▸ **TO BE DONE**: Can you transcribe the data exactly? Leave the pictures out.

▸ **GIVEN DATA**:
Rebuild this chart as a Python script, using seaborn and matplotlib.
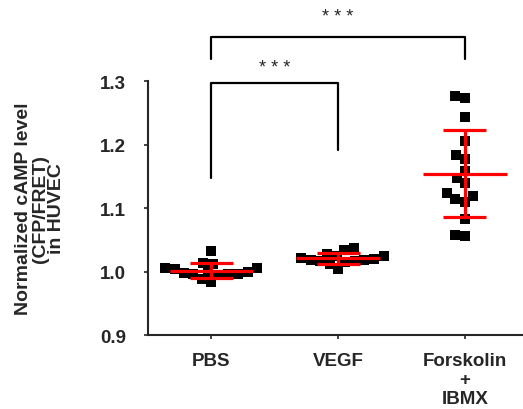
import matplotlib
matplotlib.use("Agg")
import matplotlib.pyplot as plt
import numpy as np
import pandas as pd
import seaborn as sns

groups = ["PBS", "VEGF", "Forskolin\n+\nIBMX"]
pbs = [1.032, 1.012, 1.013, 1.005, 1.006, 1.004, 0.996, 0.995, 0.998,
       0.996, 0.997, 1.000, 0.984, 0.988, 0.999]
vegf = [1.038, 1.034, 1.028, 1.025, 1.017, 1.018, 1.004, 1.012, 1.020,
        1.022, 1.015, 1.024, 1.019, 1.016]
forsk = [1.273, 1.276, 1.243, 1.206, 1.184, 1.177, 1.158, 1.148, 1.139,
         1.119, 1.123, 1.110, 1.114, 1.083, 1.056, 1.058]
y_ticks = [0.9, 1.0, 1.1, 1.2, 1.3]

sns.set_style("ticks")
plt.rcParams["font.family"] = ["Liberation Sans", "DejaVu Sans"]

df = pd.DataFrame({
    "group": [groups[0]] * len(pbs) + [groups[1]] * len(vegf) + [groups[2]] * len(forsk),
    "value": pbs + vegf + forsk,
})

fig = plt.figure(figsize=(5.23, 4.10), dpi=100)
ax = fig.add_axes([0.283, 0.180, 0.717, 0.620])

sns.swarmplot(data=df, x="group", y="value", order=groups, ax=ax,
              color="black", marker="s", size=6.8, linewidth=0, zorder=2)

# mean +/- SD in red
for i, vals in enumerate([pbs, vegf, forsk]):
    m = np.mean(vals)
    sd = np.std(vals, ddof=1)
    ax.hlines(m, i - 0.33, i + 0.33, color="red", lw=2.3, zorder=3)
    ax.hlines([m - sd, m + sd], i - 0.17, i + 0.17, color="red", lw=2.3, zorder=3)
    ax.vlines(i, m - sd, m + sd, color="red", lw=2.3, zorder=3)

ax.set_xlim(-0.5, 2.46)
ax.set_ylim(0.9, 1.3)
ax.set_yticks(y_ticks)
ax.set_yticklabels([f"{t:.1f}" for t in y_ticks], fontsize=13.5, fontweight="bold")
ax.set_xticklabels(groups, fontsize=13.5, fontweight="bold", linespacing=1.15)
ax.set_xlabel("")
ax.set_ylabel("")
fig.text(40 / 523, 1 - 209 / 410, "Normalized cAMP level\n(CFP/FRET)\nin HUVEC",
         rotation=90, ha="center", va="center", fontsize=14, fontweight="bold",
         linespacing=0.95, multialignment="center")
sns.despine(ax=ax)
ax.spines["left"].set_linewidth(1.5)
ax.spines["bottom"].set_linewidth(1.5)
ax.tick_params(axis="y", length=3, width=1.2, pad=13)
ax.tick_params(axis="x", length=3, width=1.2, pad=9)

# significance brackets
ax.plot([0, 0, 1, 1], [1.147, 1.297, 1.297, 1.191], color="black", lw=1.6,
        clip_on=False)
ax.text(0.5, 1.322, "* * *", ha="center", va="center", fontsize=13, clip_on=False)
ax.plot([0, 0, 2, 2], [1.335, 1.369, 1.369, 1.335], color="black", lw=1.6,
        clip_on=False)
ax.text(1.0, 1.401, "* * *", ha="center", va="center", fontsize=13, clip_on=False)

fig.savefig("out.png", dpi=100)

▸ **RESULT**:
Rebuild this chart as a Python script, using seaborn and matplotlib.
import matplotlib
matplotlib.use("Agg")
import matplotlib.pyplot as plt
import numpy as np
import pandas as pd
import seaborn as sns

groups = ["PBS", "VEGF", "Forskolin\n+\nIBMX"]
pbs = [1.032, 1.012, 1.013, 1.005, 1.006, 1.004, 0.996, 0.995, 0.998,
       0.996, 0.997, 1.000, 0.984, 0.988, 0.999]
vegf = [1.038, 1.034, 1.028, 1.025, 1.017, 1.018, 1.004, 1.012, 1.020,
        1.022, 1.015, 1.024, 1.019, 1.016]
forsk = [1.273, 1.276, 1.243, 1.206, 1.184, 1.177, 1.158, 1.148, 1.139,
         1.119, 1.123, 1.110, 1.114, 1.083, 1.056, 1.058]
y_ticks = [0.9, 1.0, 1.1, 1.2, 1.3]

sns.set_style("ticks")
plt.rcParams["font.family"] = ["Liberation Sans", "DejaVu Sans"]

df = pd.DataFrame({
    "group": [groups[0]] * len(pbs) + [groups[1]] * len(vegf) + [groups[2]] * len(forsk),
    "value": pbs + vegf + forsk,
})

fig = plt.figure(figsize=(5.23, 4.10), dpi=100)
ax = fig.add_axes([0.283, 0.180, 0.717, 0.620])

sns.swarmplot(data=df, x="group", y="value", order=groups, ax=ax,
              color="black", marker="s", size=6.8, linewidth=0, zorder=2)

# mean +/- SD in red
for i, vals in enumerate([pbs, vegf, forsk]):
    m = np.mean(vals)
    sd = np.std(vals, ddof=1)
    ax.hlines(m, i - 0.33, i + 0.33, color="red", lw=2.3, zorder=3)
    ax.hlines([m - sd, m + sd], i - 0.17, i + 0.17, color="red", lw=2.3, zorder=3)
    ax.vlines(i, m - sd, m + sd, color="red", lw=2.3, zorder=3)

ax.set_xlim(-0.5, 2.46)
ax.set_ylim(0.9, 1.3)
ax.set_yticks(y_ticks)
ax.set_yticklabels([f"{t:.1f}" for t in y_ticks], fontsize=13.5, fontweight="bold")
ax.set_xticklabels(groups, fontsize=13.5, fontweight="bold", linespacing=1.15)
ax.set_xlabel("")
ax.set_ylabel("")
fig.text(40 / 523, 1 - 209 / 410, "Normalized cAMP level\n(CFP/FRET)\nin HUVEC",
         rotation=90, ha="center", va="center", fontsize=14, fontweight="bold",
         linespacing=0.95, multialignment="center")
sns.despine(ax=ax)
ax.spines["left"].set_linewidth(1.5)
ax.spines["bottom"].set_linewidth(1.5)
ax.tick_params(axis="y", length=3, width=1.2, pad=13)
ax.tick_params(axis="x", length=3, width=1.2, pad=9)

# significance brackets
ax.plot([0, 0, 1, 1], [1.147, 1.297, 1.297, 1.191], color="black", lw=1.6,
        clip_on=False)
ax.text(0.5, 1.322, "* * *", ha="center", va="center", fontsize=13, clip_on=False)
ax.plot([0, 0, 2, 2], [1.335, 1.369, 1.369, 1.335], color="black", lw=1.6,
        clip_on=False)
ax.text(1.0, 1.401, "* * *", ha="center", va="center", fontsize=13, clip_on=False)

fig.savefig("out.png", dpi=100)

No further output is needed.